Présenté hors-compétition au Festival de Cannes 2024, le film à six mains de Guy Maddin, Evan Johnson et Galen Johnson transforme le huis clos diplomatique en fable grotesque et anxiogène. Un sommet du G7 devient théâtre de survie et de chaos, où les mots perdent leur poids et où les puissants révèlent leur impuissance.
Une création collective, organique et expérimentale
Depuis Le Brouillard vert ou La Chambre interdite, Maddin et les frères Johnson ont affiné une manière de travailler en trio, une sorte de micro-studio où l’écriture, la réalisation, le montage et même les effets spéciaux se font en interne. Cette dynamique, à la fois artisanale et profondément collaborative, irrigue Rumours, nuit blanche au sommet dès sa genèse : le film raconte l’histoire de dirigeants mondiaux réunis pour écrire une déclaration commune… Une mission impossible, où l’accord se dérobe à mesure que les tensions montent et que la réalité s’effondre.
Les cinéastes confient avoir puisé dans leurs propres frictions créatives l’inspiration du récit. Entre collaboration foireuse et génie collectif, le film interroge les mécanismes de la prise de parole collective – et son échec.

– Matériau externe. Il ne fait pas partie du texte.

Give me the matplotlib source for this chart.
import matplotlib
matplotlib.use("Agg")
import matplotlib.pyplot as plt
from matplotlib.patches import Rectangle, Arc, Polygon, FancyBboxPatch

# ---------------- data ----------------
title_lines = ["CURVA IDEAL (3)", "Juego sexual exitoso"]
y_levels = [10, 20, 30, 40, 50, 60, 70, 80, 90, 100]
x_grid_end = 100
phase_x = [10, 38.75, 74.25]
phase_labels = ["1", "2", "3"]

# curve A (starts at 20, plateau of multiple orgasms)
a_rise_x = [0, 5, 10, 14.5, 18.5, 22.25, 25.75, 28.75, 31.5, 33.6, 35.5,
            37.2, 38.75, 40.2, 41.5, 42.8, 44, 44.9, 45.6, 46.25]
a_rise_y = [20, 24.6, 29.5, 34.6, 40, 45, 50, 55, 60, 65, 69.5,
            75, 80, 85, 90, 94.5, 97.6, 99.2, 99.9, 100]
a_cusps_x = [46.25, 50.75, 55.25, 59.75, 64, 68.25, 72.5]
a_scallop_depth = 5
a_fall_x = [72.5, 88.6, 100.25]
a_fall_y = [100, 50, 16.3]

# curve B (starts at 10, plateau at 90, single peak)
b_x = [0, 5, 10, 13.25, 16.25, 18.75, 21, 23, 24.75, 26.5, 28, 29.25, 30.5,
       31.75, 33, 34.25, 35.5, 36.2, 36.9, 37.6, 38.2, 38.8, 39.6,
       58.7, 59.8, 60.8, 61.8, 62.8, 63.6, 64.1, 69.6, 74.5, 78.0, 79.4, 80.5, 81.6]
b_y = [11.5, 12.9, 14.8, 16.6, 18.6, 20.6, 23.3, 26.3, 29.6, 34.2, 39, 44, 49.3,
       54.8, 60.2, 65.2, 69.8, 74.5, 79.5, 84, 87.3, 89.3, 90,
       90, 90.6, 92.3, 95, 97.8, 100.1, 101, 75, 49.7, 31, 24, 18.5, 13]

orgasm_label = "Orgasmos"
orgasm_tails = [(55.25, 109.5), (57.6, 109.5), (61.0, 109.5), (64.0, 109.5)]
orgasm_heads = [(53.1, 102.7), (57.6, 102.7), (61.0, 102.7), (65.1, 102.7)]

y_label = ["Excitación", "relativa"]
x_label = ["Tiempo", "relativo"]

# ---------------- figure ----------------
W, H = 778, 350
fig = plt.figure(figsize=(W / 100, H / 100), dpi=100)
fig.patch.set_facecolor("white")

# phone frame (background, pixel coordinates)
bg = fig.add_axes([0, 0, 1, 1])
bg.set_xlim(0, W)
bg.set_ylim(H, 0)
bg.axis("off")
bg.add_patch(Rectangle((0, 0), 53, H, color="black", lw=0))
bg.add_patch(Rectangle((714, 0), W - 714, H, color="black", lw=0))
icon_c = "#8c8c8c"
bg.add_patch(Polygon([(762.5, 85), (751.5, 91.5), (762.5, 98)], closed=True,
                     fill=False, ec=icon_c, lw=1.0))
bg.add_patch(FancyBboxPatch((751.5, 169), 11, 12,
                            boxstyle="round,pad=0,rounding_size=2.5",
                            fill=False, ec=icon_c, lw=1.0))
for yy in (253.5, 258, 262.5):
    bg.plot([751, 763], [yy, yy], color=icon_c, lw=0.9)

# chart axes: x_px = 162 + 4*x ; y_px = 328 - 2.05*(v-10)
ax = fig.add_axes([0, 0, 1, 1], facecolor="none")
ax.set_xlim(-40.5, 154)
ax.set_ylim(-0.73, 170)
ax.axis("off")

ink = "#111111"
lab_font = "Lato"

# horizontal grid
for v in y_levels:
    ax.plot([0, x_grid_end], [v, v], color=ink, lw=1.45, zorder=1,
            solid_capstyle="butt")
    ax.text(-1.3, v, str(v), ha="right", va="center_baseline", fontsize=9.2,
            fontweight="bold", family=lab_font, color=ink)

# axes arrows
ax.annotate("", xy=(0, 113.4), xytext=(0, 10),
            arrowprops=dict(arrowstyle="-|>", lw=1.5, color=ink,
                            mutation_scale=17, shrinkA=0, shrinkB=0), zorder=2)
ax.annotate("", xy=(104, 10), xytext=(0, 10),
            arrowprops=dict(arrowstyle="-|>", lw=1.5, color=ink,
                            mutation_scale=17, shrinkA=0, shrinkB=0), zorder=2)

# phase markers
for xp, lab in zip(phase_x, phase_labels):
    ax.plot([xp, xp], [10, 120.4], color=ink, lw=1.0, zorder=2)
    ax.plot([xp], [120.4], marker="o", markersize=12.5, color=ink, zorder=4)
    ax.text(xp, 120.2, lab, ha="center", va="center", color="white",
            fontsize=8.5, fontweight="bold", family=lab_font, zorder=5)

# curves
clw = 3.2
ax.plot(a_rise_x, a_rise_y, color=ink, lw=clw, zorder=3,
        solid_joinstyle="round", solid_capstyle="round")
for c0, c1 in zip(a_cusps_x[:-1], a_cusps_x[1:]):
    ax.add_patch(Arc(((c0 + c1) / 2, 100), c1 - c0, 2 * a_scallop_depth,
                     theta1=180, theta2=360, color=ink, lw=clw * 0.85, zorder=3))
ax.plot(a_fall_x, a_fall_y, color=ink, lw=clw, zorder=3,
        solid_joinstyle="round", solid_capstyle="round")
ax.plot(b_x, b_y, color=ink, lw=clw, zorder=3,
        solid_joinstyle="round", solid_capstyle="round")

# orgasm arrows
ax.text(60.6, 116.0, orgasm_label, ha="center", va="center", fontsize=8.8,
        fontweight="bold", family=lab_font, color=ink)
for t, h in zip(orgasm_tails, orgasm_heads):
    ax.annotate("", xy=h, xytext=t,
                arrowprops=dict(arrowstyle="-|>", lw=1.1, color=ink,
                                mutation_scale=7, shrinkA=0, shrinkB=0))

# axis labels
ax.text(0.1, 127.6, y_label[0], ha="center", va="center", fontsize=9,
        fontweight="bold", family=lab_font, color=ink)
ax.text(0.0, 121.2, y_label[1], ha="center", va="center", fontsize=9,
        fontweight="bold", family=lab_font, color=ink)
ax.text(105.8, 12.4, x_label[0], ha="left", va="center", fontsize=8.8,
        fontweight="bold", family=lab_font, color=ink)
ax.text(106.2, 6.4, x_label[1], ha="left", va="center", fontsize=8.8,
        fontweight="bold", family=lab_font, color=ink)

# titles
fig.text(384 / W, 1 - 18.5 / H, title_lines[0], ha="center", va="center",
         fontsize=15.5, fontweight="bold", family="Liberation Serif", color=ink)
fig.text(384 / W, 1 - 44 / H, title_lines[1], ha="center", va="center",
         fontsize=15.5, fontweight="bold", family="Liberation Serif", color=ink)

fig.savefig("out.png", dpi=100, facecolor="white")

Un scénario écrit en transe
C’est Evan Johnson qui a mis en forme le scénario, dans une “transe scénaristique” de deux semaines, écrivant jusqu’à dix pages par jour. Le résultat, nourri d’un humour absurde et de dialogues souvent inchangés depuis l’écriture, est porté par une langue volontairement ampoulée, diplomatique, souvent vide de sens. Le décalage entre la gravité du ton et l’absurdité de la situation crée une dissonance permanente, nourrissant une ambiance à la fois burlesque et inquiétante.
Un G7 fantasmé, entre opéra grotesque et théâtre de l’absurde
Le sommet du G7 n’est ici qu’un prétexte. Les réalisateurs le choisissent non pas pour ses enjeux géopolitiques, mais pour son potentiel comique : ces réunions de puissants en costume, dans des salles stériles ornées de drapeaux flasques, deviennent le décor d’un théâtre de l’impuissance. Le drame ? Il n’est pas politique, mais physique : la menace n’est pas idéologique, mais existentielle. Ces chefs d’État doivent lutter, non pour leurs pays, mais pour leur propre survie – dans une forêt obscure, hors du langage.

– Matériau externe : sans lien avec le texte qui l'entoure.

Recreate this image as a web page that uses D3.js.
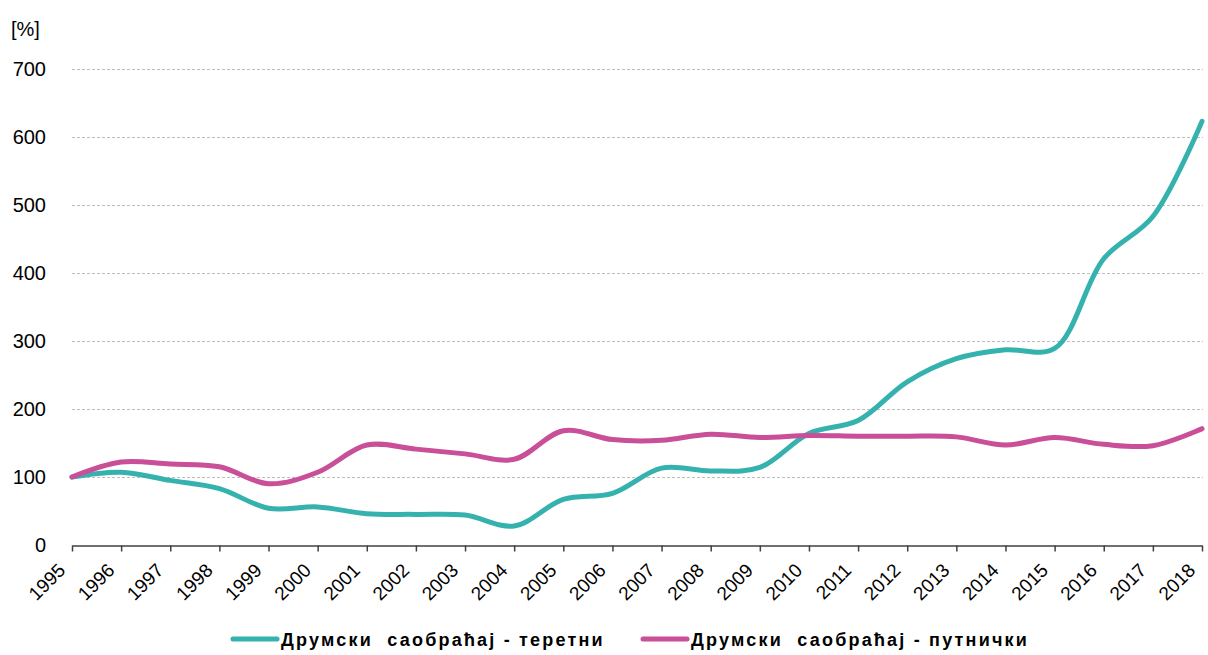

Cate Blanchett, puissance tranquille
Actrice centrale et productrice exécutive, Cate Blanchett incarne plus qu’un rôle : elle incarne une autorité. Sa présence sur le plateau a permis de fédérer les financements et de convaincre le reste du casting. Mais au lieu d’imposer une domination, elle choisit de soutenir les réalisateurs, de “leur prêter son pouvoir”, comme ils le disent eux-mêmes. Un geste rare à ce niveau de notoriété.
Une mise en scène au scalpel
Si le film semble confiné – sept personnages, un seul lieu – le tournage fut tout sauf simple. Chaque scène, chaque échange à plusieurs voix nécessitait de multiples prises, et les contraintes techniques, malgré un budget plus élevé qu’à l’accoutumée, se sont avérées étouffantes. Le trio évoque une course contre la montre constante, loin de la liberté qu’ils expérimentaient sur leurs œuvres plus confidentielles. Ce paradoxe – plus d’argent, mais moins de souplesse – nourrit aussi le propos du film : le pouvoir est souvent une entrave.

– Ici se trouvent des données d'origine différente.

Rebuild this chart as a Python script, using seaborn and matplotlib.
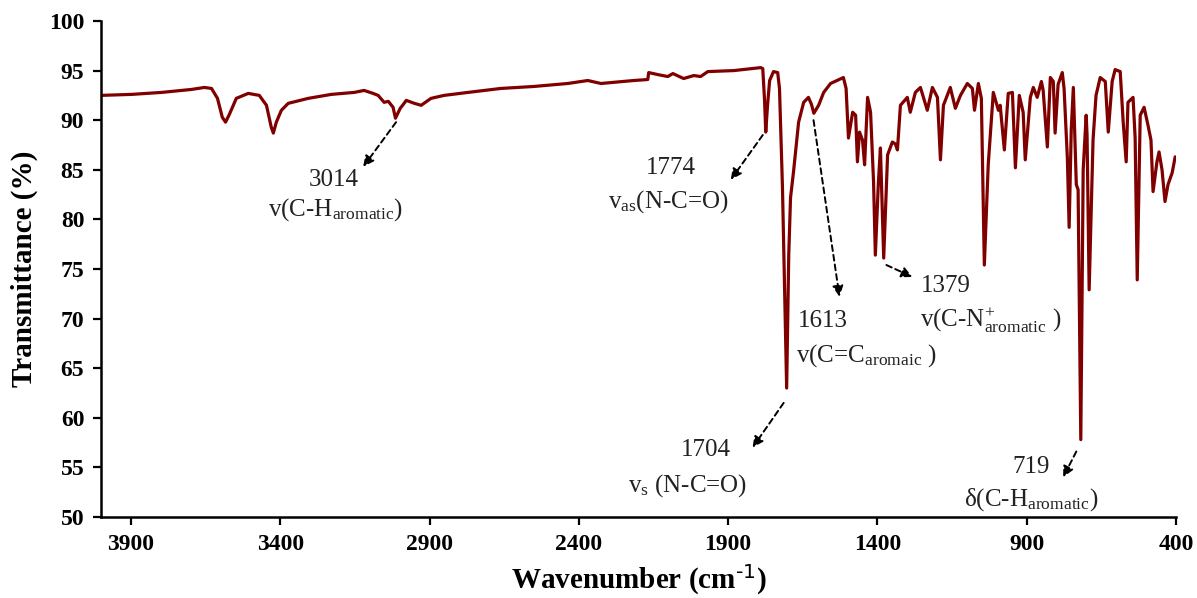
import numpy as np
import pandas as pd
import matplotlib
matplotlib.use("Agg")
import matplotlib.pyplot as plt
import seaborn as sns

# FT-IR spectrum: wavenumber (cm-1) and transmittance (%)
wavenumber = [
    4000, 3898, 3797, 3697, 3654, 3630, 3610, 3594, 3583, 3570, 3547, 3507,
    3470, 3446, 3430, 3423, 3413, 3396, 3373, 3306, 3229, 3152, 3119, 3089,
    3072, 3052, 3038, 3022, 3014, 2998, 2985, 2978, 2951, 2928, 2895, 2851,
    2771, 2661, 2550, 2437, 2370, 2326, 2216, 2169, 2166, 2136, 2102, 2085,
    2049, 2015, 1992, 1968, 1881, 1791, 1784, 1778, 1774, 1768, 1761, 1748,
    1734, 1728, 1718, 1704, 1697, 1691, 1681, 1664, 1647, 1631, 1621, 1613,
    1597, 1580, 1557, 1514, 1505, 1497, 1483, 1473, 1467, 1460, 1450, 1443,
    1433, 1423, 1413, 1407, 1397, 1390, 1379, 1366, 1350, 1340, 1333, 1323,
    1300, 1290, 1273, 1256, 1233, 1216, 1199, 1189, 1179, 1156, 1139, 1122,
    1099, 1082, 1075, 1062, 1052, 1042, 1029, 1012, 995, 989, 975, 962,
    948, 938, 925, 912, 905, 888, 878, 865, 851, 845, 831, 821,
    811, 805, 795, 781, 775, 764, 758, 751, 744, 734, 728, 719,
    711, 701, 698, 691, 678, 668, 654, 637, 627, 614, 604, 587,
    577, 567, 561, 544, 537, 530, 520, 507, 494, 484, 477, 464,
    457, 447, 437, 427, 413, 403,
]
transmittance = [
    92.5, 92.6, 92.8, 93.1, 93.3, 93.2, 92.2, 90.3, 89.8, 90.6, 92.2, 92.7,
    92.5, 91.5, 89.3, 88.7, 89.8, 91.0, 91.7, 92.2, 92.6, 92.8, 93.0, 92.7,
    92.5, 91.8, 91.9, 91.3, 90.2, 91.2, 91.7, 92.0, 91.7, 91.5, 92.2, 92.5,
    92.8, 93.2, 93.4, 93.7, 94.0, 93.7, 94.0, 94.1, 94.8, 94.6, 94.4, 94.7,
    94.2, 94.5, 94.4, 94.9, 95.0, 95.3, 95.2, 92.0, 88.8, 91.5, 94.0, 94.9,
    94.8, 93.2, 83.2, 63.0, 76.4, 82.2, 84.8, 89.8, 91.8, 92.3, 91.6, 90.7,
    91.5, 92.8, 93.7, 94.3, 93.2, 88.2, 90.8, 90.5, 85.8, 88.8, 88.0, 85.5,
    92.3, 90.8, 83.8, 76.4, 83.6, 87.2, 76.1, 86.5, 87.8, 87.6, 87.0, 91.5,
    92.3, 90.8, 92.8, 93.3, 91.0, 93.3, 92.3, 86.0, 91.5, 93.3, 91.2, 92.5,
    93.7, 93.2, 91.0, 93.7, 92.2, 75.4, 85.5, 92.8, 91.0, 91.5, 87.0, 92.7,
    92.8, 85.2, 92.5, 90.8, 86.0, 92.3, 93.3, 92.3, 93.9, 93.0, 87.3, 94.3,
    93.9, 88.7, 93.6, 94.8, 93.2, 86.2, 79.2, 89.0, 93.3, 83.5, 83.0, 57.8,
    85.0, 90.5, 88.5, 72.9, 88.0, 92.5, 94.3, 93.9, 88.8, 93.9, 95.1, 94.9,
    89.8, 85.8, 91.8, 92.3, 88.2, 73.9, 90.5, 91.3, 89.5, 88.0, 82.8, 85.8,
    86.8, 85.0, 81.8, 83.5, 84.7, 86.3,
]

x_ticks = [3900, 3400, 2900, 2400, 1900, 1400, 900, 400]
y_ticks = [50, 55, 60, 65, 70, 75, 80, 85, 90, 95, 100]

df = pd.DataFrame({"Wavenumber": wavenumber, "Transmittance": transmittance})

sns.set_style("ticks")
plt.rcParams["font.family"] = ["Liberation Serif", "DejaVu Serif"]
plt.rcParams["mathtext.default"] = "regular"

fig = plt.figure(figsize=(11.97, 5.98), dpi=100)
ax = fig.add_axes([0.0844, 0.1355, 0.8981, 0.8294])

sns.lineplot(data=df, x="Wavenumber", y="Transmittance", ax=ax,
             color="#800000", linewidth=2.3, sort=False, estimator=None)

ax.set_xlim(4000, 400)
ax.set_ylim(50, 100)
ax.set_xticks(x_ticks)
ax.set_yticks(y_ticks)
ax.tick_params(axis="both", direction="out", length=6, width=1.6,
               labelsize=17, colors="black", pad=6)
for lab in ax.get_xticklabels() + ax.get_yticklabels():
    lab.set_fontweight("bold")
for side in ("top", "right"):
    ax.spines[side].set_visible(False)
for side in ("left", "bottom"):
    ax.spines[side].set_linewidth(1.8)
    ax.spines[side].set_color("black")

ax.set_xlabel("Wavenumber (cm$^{\\text{-1}}$)", fontsize=21,
              fontweight="bold", labelpad=6, color="black")
ax.set_ylabel("Transmittance (%)", fontsize=21, fontweight="bold",
              labelpad=8, color="black")

# Band assignments: dashed arrows and labels
arrow_kw = dict(arrowstyle="-|>", linestyle=(0, (3, 2)), color="black",
                lw=1.4, mutation_scale=16, shrinkA=0, shrinkB=0)
txt_kw = dict(fontsize=18, color="#222222")

arrows = [
    ((3012, 89.8), (3122, 85.3)),
    ((1784, 88.5), (1891, 84.0)),
    ((1714, 61.5), (1818, 57.0)),
    ((1614, 90.0), (1527, 72.2)),
    ((1370, 75.4), (1283, 74.2)),
    ((734, 56.6), (778, 54.0)),
]
for tail, head in arrows:
    ax.annotate("", xy=head, xytext=tail, arrowprops=arrow_kw)

ax.text(3219, 84.0, "3014", ha="center", va="center", **txt_kw)
ax.text(3216, 81.0, "v(C-H$_{aromatic}$)", ha="center", va="center", **txt_kw)

ax.text(2092, 85.2, "1774", ha="center", va="center", **txt_kw)
ax.text(2099, 81.8, "v$_{as}$(N-C=O)", ha="center", va="center", **txt_kw)

ax.text(1975, 56.8, "1704", ha="center", va="center", **txt_kw)
ax.text(2035, 53.2, "v$_{s}$ (N-C=O)", ha="center", va="center", **txt_kw)

ax.text(1667, 69.8, "1613", ha="left", va="center", **txt_kw)
ax.text(1674, 66.3, "v(C=C$_{aromaic}$ )", ha="left", va="center", **txt_kw)

ax.text(1253, 73.3, "1379", ha="left", va="center", **txt_kw)
ax.text(1256, 69.8, "v(C-N$^{+}_{aromatic}$ )", ha="left", va="center", **txt_kw)

ax.text(885, 55.0, "719", ha="center", va="center", **txt_kw)
ax.text(885, 51.8, "δ(C-H$_{aromatic}$)", ha="center", va="center", **txt_kw)

fig.savefig("out.png", dpi=100)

Une fausse satire, un vrai rêve éveillé
Rumours n’est pas une satire politique au sens traditionnel. Les cinéastes se sont bien gardés d’attribuer une orientation idéologique à leurs personnages. Pourtant, le simple fait de mettre en scène des dirigeants dépassés par la nature ou par l’impossibilité de se comprendre suffit à provoquer le rire. À Cannes, les spectateurs riaient – parfois à leurs dépens.
Les réalisateurs évoquent Sokourov comme inspiration majeure : un cinéma de l’ambiance, de l’errance, du mystère. Rumours emprunte à ce style une lenteur hypnotique, une poésie onirique, loin des comédies politiques à la Iannucci. Le film est drôle, oui, mais d’un humour diffus, incertain, presque involontaire.